Long-métrage d'animation de Hayao Miyazaki (1979)

Le premier long-métrage de cinéma de Hayao Miyazaki est rarement considéré par les amateurs des films du « génie japonais de l’animation » comme une œuvre « d’auteur », mais plutôt comme un simple film de commande. Le château de Cagliostro a en effet été réalisé par Miyazaki alors qu’il n’avait pas encore atteint la quarantaine, après avoir travaillé – entre autres – sur la série télévisée Lupin III (Rupan Sansei) dans les années 70 – en collaboration avec son futur complice des Studios Ghibli, Isao Takahata – pour la Tokyo Movie Shinsha.

Rappelons que le personnage de Lupin III, petit-fils d’Arsène Lupin, est l’une des plus célèbres (et brillantes) créations de Monkey Punch (Katō Kazuhiko), mais que ses aventures, pour de sombres histoires de droits, ont été longtemps diffusées en France en remplaçant le nom de Lupin par celui de « Edgar de la cambriole » ! L’aventure de Lupin III / Edgar que raconte Le château de Cagliostro est centrée sur les tentatives du « gentleman cambrioleur », et de son équipe, de sauver la princesse Clarisse des griffes du comte de Cagliostro, qui est par ailleurs à la tête d’une organisation criminelle internationale de faux monnayeurs mettant en péril la stabilité de nombreuses nations… avec, quand même, l’idée de mettre la main le premier sur un trésor censé être caché dans le fameux château !

A la manière du manga original et de la série, Le château de Cagliostro est une succession trépidantes d’aventures hautement fantaisistes, pleines d’action, de retournements de situations, avec des passages secrets, des monstres ou des robots dangereux, des révélations inattendues, des combats singuliers et des batailles rangées : c’est un film divertissant, parfois même très amusant de par l’humour assez léger qui contrebalance des situations dramatiques très outrées.
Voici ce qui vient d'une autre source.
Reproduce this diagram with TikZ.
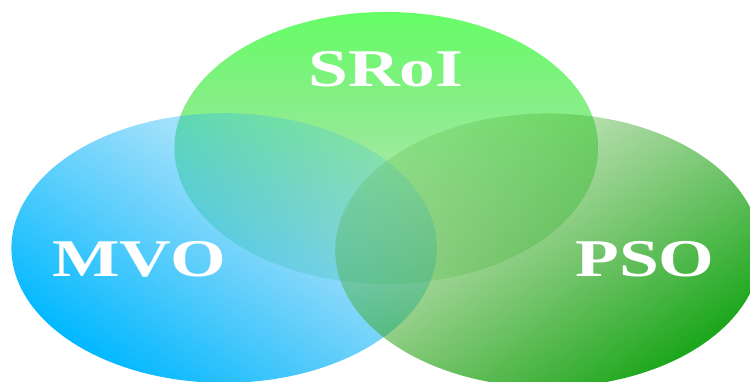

L’amateur d’animé y trouvera sans doute son compte, et un respect rassurant des codes du genre : la poursuite en voiture délirante du début du film est très réussie, par exemple, avec cette formidable Fiat 500 jaune (qui était dans la réalité la voiture d’un collaborateur…).

En ce qui concerne la lecture « auteuriste » du Château de Cagliostro, c’est à dire l’identification de ce qui le distingue d’autres films du même « genre », il est déjà possible çà et là d’identifier par petites touches ce qui deviendra le futur style du maître : l’attention portée à la beauté des paysages, l’élégance et la précision des mouvements, l’importance de (tout petits, ici) moments de stase, de contemplation, l’attention à la sincérité des sentiments, à la fermeté des engagements et de la loyauté – dans la conclusion, réussie, de l’histoire. Et, surtout peut-être, ce goût qui sera un fil conducteur dans l’œuvre entière du maître, pour les machines volantes ! Tous ces échos d’un cinéma futur qui nous est si cher font que le visionnage du Château de Cagliostro reste indispensable pour quiconque aime Miyazaki, même si le plaisir à en tirer est réduit.

Il est fréquent d’entendre des fans du travail de Monkey Punch déplorer que les personnages du Château de Cagliostro sont assez éloignés de ce qu’ils « doivent » être dans la « saga Lupin III » : ils regrettent en particulier l’effacement dans cette histoire des importants acolytes de Lupin III, mais également la personnalité de Lupin III lui-même… Cela peut être en effet gênant quand on tient à la cohérence de "l’univers Lupin III", mais cela signale aussi que Miyazaki s’est réellement approprié un univers qui n’est pas le sien à l’origine. Il a voulu rapprocher son personnage de l’œuvre originale de Maurice Leblanc, et il s’est aussi inspiré d’auteurs importants pour lui, comme Hitchcock (La main au collet), ou encore Paul Grimault (Le roi et l'oiseau). Miyazaki est donc tout prêt à s’envoler et à créer son propre « grand œuvre ».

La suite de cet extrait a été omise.